Então, segundo o Nuno, de todos os sectores produtivos a pecuária é o que mais contribui para a emissão de gases poluentes, estando mesmo acima dos transportes. A contribuição global poderá chegar aos 51%! Incrível!
Mas será mesmo assim? Um “realista” com dois dedos de testa pelo menos faria a seguinte pergunta: como é possível haver números tão díspares uns dos outros? É que de 14.5% para 51% não é um erro de medição, é estar a trabalhar com dados de um planeta diferente. No entanto, como este número é favorável aos crentes fanáticos, aposto que nem sequer se deram ao trabalho de ler o relatório ou uma eventual crítica ao mesmo. E essas críticas não faltam.

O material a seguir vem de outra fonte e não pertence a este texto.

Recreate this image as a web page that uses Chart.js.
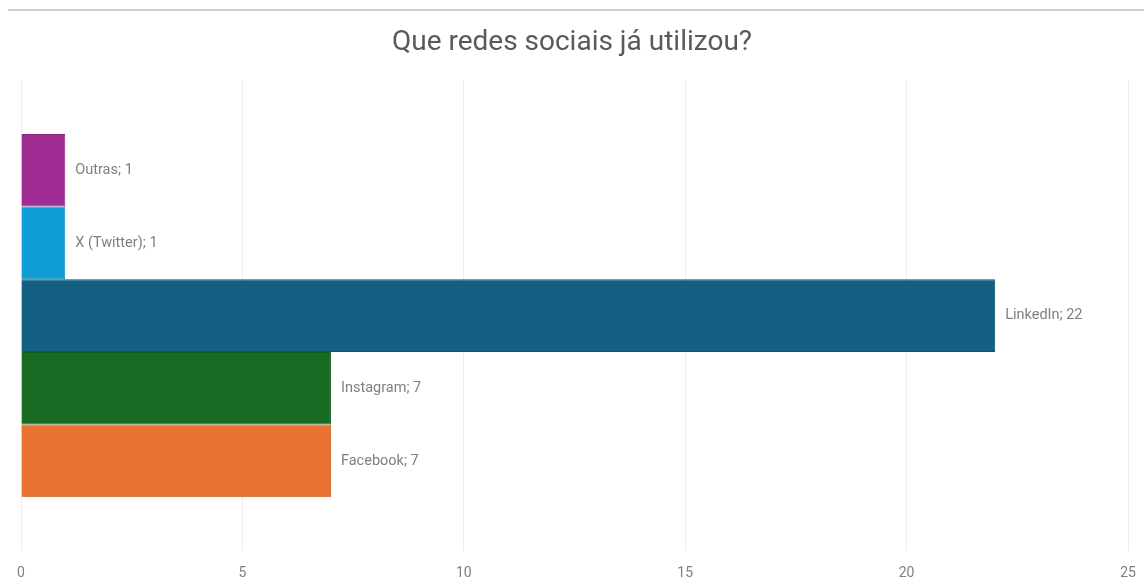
<!DOCTYPE html>
<html>
<head>
<meta charset="utf-8">
<script src="https://cdn.jsdelivr.net/npm/chart.js@4/dist/chart.umd.min.js"></script>
<style>
    body { margin: 0; background: #ffffff; }
    #wrap { width: 1144px; height: 586px; }
</style>
</head>
<body>
<div id="wrap"><canvas id="myChart" width="1144" height="586"></canvas></div>
<script>
// Networks, top to bottom as drawn
const networks = ['Outras', 'X (Twitter)', 'LinkedIn', 'Instagram', 'Facebook'];
const answers = [1, 1, 22, 7, 7];
const barColors = ['#A02B93', '#0F9ED5', '#156082', '#196B24', '#E97132'];
const edgeColors = ['#8a2480', '#0d88b8', '#11506c', '#145a1e', '#c9612a'];
const xTicks = [0, 5, 10, 15, 20, 25];

const titleText = 'Que redes sociais já utilizou?';
const fontName = 'Roboto, "Noto Sans", sans-serif';

// Build one dataset per network so the bars sit next to each other
const datasets = networks.map((name, i) => {
    return {
        label: name,
        data: [answers[i]],
        backgroundColor: barColors[i],
        borderColor: edgeColors[i],
        borderWidth: 1,
        barPercentage: 1,
        categoryPercentage: 0.771
    };
});

// Draws the top rule, the title and the "name; value" labels
const decorations = {
    id: 'decorations',
    beforeDraw(chart) {
        const ctx = chart.ctx;
        ctx.save();
        ctx.strokeStyle = '#bfbfbf';
        ctx.lineWidth = 1.5;
        ctx.beginPath();
        ctx.moveTo(8, 10);
        ctx.lineTo(chart.width, 10);
        ctx.stroke();

        ctx.fillStyle = '#595959';
        ctx.font = '28px ' + fontName;
        ctx.textAlign = 'center';
        ctx.textBaseline = 'middle';
        ctx.fillText(titleText, chart.width / 2, 43);
        ctx.restore();
    },
    afterDatasetsDraw(chart) {
        const ctx = chart.ctx;
        ctx.save();
        ctx.fillStyle = '#7f7f7f';
        ctx.font = '14.5px ' + fontName;
        ctx.textAlign = 'left';
        ctx.textBaseline = 'middle';
        chart.data.datasets.forEach((ds, i) => {
            const bar = chart.getDatasetMeta(i).data[0];
            ctx.fillText(ds.label + '; ' + ds.data[0], bar.x + 10, bar.y);
        });
        ctx.restore();
    }
};

const ctx = document.getElementById('myChart').getContext('2d');
const myChart = new Chart(ctx, {
    type: 'bar',
    data: {
        labels: [''],
        datasets: datasets
    },
    options: {
        indexAxis: 'y',
        responsive: false,
        animation: false,
        layout: {
            padding: { left: 21, right: 16, top: 80, bottom: -10 }
        },
        plugins: {
            legend: { display: false },
            title: { display: false },
            tooltip: { enabled: false }
        },
        scales: {
            x: {
                min: xTicks[0],
                max: xTicks[xTicks.length - 1],
                afterBuildTicks: (scale) => {
                    scale.ticks = xTicks.map(v => ({ value: v }));
                },
                // keep the end labels from squeezing the plot sideways
                afterFit: (scale) => {
                    scale.paddingLeft = 0;
                    scale.paddingRight = 0;
                },
                grid: { color: '#ececec', drawTicks: false },
                border: { display: false },
                ticks: {
                    color: '#7f7f7f',
                    font: { size: 14, family: fontName },
                    padding: 14
                }
            },
            y: {
                display: false
            }
        }
    },
    plugins: [decorations]
});
</script>
</body>
</html>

Comecemos pelo relatório da FAO de 2006
Em 2006 foi publicado um relatório da FAO, designado Livestock Longshadow. Neste relatório, a conclusão principal e que encheu os “defensores dos animais” com lágrimas de pura alegria foi que a produção global de carne era responsável por 18% das emissões de gases de efeito-estufa, um pouco mais do que todos os carros, comboios e aviões do mundo juntos. O problema é que o relatório estava cheio de erros de avaliação. Tanto, que teve direito a um artigo científico a desfazer todos os erros metodológicos identificados. O artigo é longo, tem mais de 30 páginas, mas o erro fundamental foi a comparação de coisas completamente distintas. Enquanto que do lado dos animais foi calculado tudo o que os investigadores possam ter imaginado (desde o cultivo de rações, gases libertados pelos animais, os vários processos industriais envolvidos na produção e entrega de carne e produtos lácteos), do outro lado, ao avaliar o impacto dos transportes, apenas incluíram a emissão de gases do efeito-estufa dos combustíveis queimados pelos transportes. Não consideraram o impacto da construção do transportes e da manutenção desses mesmos transportes, assim como das vias em que circulam (estradas, ferrovias e aeroportos). Se consideraram todos os factores possíveis e imagináveis para contabilizar os gases efeito-estufa produzidos pelos animais então, para uma comparação justa, deviam fazer o mesmo do lado dos transportes.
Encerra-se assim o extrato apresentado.